_BRIEF_
Transcribe word for word only the span whose first line is the one with "The picture is" and whose last line is the one with "const yTicks = [0, 50, 100, 150, 200, 250];"; both of those lines belong to it.
┌─ INFORMATION GIVEN
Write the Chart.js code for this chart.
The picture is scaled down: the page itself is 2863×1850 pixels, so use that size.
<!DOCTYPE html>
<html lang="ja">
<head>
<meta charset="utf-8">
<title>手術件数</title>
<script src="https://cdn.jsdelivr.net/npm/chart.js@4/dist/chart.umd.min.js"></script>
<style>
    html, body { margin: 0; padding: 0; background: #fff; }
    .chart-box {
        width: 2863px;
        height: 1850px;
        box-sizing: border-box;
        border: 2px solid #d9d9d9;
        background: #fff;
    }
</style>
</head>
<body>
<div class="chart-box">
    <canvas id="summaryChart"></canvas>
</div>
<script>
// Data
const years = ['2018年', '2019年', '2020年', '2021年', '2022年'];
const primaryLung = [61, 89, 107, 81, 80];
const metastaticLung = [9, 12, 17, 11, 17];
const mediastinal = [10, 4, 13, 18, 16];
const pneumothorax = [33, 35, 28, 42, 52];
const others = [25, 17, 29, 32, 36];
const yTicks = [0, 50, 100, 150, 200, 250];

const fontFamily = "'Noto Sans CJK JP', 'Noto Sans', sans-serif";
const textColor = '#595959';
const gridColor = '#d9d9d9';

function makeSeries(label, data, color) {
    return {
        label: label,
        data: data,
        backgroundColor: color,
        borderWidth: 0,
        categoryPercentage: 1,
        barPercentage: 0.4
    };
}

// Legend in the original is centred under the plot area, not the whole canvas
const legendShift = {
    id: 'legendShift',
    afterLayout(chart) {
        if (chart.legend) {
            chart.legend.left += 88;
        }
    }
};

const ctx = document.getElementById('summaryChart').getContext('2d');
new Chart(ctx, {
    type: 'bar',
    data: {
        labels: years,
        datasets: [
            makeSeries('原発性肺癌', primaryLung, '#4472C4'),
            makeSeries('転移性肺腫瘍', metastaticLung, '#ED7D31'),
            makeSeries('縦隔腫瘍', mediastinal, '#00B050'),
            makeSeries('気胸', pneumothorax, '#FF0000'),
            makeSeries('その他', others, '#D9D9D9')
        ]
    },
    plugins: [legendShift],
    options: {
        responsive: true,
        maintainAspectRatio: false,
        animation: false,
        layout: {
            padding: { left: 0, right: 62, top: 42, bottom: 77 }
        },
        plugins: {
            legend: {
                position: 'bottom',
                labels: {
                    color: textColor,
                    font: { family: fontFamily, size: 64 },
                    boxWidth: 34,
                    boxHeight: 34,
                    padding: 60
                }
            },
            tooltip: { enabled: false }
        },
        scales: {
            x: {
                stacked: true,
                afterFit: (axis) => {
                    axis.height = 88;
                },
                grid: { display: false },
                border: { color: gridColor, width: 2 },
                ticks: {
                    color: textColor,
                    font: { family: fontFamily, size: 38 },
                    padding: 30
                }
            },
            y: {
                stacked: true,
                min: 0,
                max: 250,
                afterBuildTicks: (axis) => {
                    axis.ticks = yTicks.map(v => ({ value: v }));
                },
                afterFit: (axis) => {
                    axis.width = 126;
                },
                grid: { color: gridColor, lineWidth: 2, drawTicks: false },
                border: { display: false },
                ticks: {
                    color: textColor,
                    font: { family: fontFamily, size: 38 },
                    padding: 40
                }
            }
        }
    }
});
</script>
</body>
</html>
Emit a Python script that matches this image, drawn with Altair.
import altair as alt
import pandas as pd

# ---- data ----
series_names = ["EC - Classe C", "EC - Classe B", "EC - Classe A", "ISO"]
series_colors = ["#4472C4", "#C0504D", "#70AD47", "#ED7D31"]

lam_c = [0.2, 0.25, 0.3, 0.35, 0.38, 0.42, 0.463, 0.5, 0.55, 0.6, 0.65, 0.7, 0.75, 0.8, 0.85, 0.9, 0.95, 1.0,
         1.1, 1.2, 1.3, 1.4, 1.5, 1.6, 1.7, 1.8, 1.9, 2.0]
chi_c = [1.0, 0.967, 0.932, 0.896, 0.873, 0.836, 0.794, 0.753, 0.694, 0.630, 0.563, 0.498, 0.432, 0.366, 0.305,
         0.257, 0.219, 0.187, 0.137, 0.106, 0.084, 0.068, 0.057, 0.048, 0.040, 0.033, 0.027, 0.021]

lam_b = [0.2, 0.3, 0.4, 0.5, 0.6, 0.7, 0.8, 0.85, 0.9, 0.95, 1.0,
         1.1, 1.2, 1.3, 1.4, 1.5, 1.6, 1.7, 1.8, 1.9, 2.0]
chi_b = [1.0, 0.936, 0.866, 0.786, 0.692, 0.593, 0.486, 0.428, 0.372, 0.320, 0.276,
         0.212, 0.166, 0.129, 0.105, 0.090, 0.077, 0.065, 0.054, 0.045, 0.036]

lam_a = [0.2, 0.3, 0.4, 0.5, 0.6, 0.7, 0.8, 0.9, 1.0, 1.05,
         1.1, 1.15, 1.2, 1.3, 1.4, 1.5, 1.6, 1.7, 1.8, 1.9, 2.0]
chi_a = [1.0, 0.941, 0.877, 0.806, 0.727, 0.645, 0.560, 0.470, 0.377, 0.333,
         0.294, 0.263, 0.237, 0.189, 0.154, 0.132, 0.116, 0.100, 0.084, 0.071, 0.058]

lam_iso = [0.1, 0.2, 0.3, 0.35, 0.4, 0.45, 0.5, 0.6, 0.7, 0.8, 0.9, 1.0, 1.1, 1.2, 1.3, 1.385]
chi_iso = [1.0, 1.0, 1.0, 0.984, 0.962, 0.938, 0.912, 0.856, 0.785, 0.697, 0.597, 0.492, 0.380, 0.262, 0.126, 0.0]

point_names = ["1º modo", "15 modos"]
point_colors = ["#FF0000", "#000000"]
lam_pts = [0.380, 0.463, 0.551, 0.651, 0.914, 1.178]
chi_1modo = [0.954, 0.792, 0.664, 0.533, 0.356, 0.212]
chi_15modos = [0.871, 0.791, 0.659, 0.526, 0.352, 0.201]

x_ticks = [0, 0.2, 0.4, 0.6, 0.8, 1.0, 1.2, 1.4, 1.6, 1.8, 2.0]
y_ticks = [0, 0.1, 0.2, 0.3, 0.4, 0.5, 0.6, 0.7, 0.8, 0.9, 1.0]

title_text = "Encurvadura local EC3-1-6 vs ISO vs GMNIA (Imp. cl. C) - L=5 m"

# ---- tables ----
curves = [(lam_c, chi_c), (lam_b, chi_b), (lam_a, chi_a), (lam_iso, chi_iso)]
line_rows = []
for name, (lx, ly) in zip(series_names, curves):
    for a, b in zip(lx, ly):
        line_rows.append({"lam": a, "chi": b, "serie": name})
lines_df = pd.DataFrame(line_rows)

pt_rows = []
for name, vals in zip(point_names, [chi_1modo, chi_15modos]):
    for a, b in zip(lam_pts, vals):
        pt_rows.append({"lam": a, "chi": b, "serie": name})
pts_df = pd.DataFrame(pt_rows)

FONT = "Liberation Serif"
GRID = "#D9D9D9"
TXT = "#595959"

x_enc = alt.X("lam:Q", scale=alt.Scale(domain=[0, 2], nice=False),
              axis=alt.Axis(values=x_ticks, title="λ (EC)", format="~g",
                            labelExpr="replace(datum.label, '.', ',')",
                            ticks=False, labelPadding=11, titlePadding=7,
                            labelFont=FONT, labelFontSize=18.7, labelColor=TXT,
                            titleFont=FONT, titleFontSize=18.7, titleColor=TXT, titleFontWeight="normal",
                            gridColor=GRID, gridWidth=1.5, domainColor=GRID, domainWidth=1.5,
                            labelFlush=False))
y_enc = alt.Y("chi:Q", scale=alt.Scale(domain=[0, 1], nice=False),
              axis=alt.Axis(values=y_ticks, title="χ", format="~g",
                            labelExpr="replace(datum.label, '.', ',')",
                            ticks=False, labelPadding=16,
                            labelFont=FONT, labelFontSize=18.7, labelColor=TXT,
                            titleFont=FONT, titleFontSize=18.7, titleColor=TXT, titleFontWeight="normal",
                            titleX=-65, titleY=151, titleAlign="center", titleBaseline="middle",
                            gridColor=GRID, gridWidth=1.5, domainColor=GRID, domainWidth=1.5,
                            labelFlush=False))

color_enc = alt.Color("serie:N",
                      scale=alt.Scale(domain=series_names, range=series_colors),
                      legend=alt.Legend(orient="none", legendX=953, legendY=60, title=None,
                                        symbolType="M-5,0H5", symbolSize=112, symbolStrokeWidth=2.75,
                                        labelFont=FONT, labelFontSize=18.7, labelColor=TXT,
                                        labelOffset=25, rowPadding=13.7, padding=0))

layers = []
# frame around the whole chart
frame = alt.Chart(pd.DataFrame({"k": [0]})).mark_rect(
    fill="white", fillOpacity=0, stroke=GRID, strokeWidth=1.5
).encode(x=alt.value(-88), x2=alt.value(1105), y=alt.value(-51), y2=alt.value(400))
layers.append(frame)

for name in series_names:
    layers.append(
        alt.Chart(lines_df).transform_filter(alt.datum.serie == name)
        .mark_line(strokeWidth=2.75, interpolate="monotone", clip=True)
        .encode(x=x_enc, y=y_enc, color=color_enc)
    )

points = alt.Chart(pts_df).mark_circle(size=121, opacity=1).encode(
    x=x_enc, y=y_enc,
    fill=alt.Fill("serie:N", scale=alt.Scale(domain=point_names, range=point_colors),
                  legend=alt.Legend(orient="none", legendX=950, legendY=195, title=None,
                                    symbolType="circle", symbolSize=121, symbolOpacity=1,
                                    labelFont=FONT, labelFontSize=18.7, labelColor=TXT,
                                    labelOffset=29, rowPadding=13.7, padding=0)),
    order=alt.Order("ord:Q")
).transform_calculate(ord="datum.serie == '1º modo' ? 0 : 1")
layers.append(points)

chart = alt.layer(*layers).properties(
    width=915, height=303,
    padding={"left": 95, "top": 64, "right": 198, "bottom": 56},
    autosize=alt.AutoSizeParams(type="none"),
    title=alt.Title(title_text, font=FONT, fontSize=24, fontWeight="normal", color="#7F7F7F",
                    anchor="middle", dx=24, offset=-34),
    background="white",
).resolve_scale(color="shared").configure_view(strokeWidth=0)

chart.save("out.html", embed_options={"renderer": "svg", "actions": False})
└─
_THE OUTPUT_
The picture is scaled down: the page itself is 2863×1850 pixels, so use that size.
<!DOCTYPE html>
<html lang="ja">
<head>
<meta charset="utf-8">
<title>手術件数</title>
<script src="https://cdn.jsdelivr.net/npm/chart.js@4/dist/chart.umd.min.js"></script>
<style>
    html, body { margin: 0; padding: 0; background: #fff; }
    .chart-box {
        width: 2863px;
        height: 1850px;
        box-sizing: border-box;
        border: 2px solid #d9d9d9;
        background: #fff;
    }
</style>
</head>
<body>
<div class="chart-box">
    <canvas id="summaryChart"></canvas>
</div>
<script>
// Data
const years = ['2018年', '2019年', '2020年', '2021年', '2022年'];
const primaryLung = [61, 89, 107, 81, 80];
const metastaticLung = [9, 12, 17, 11, 17];
const mediastinal = [10, 4, 13, 18, 16];
const pneumothorax = [33, 35, 28, 42, 52];
const others = [25, 17, 29, 32, 36];
const yTicks = [0, 50, 100, 150, 200, 250];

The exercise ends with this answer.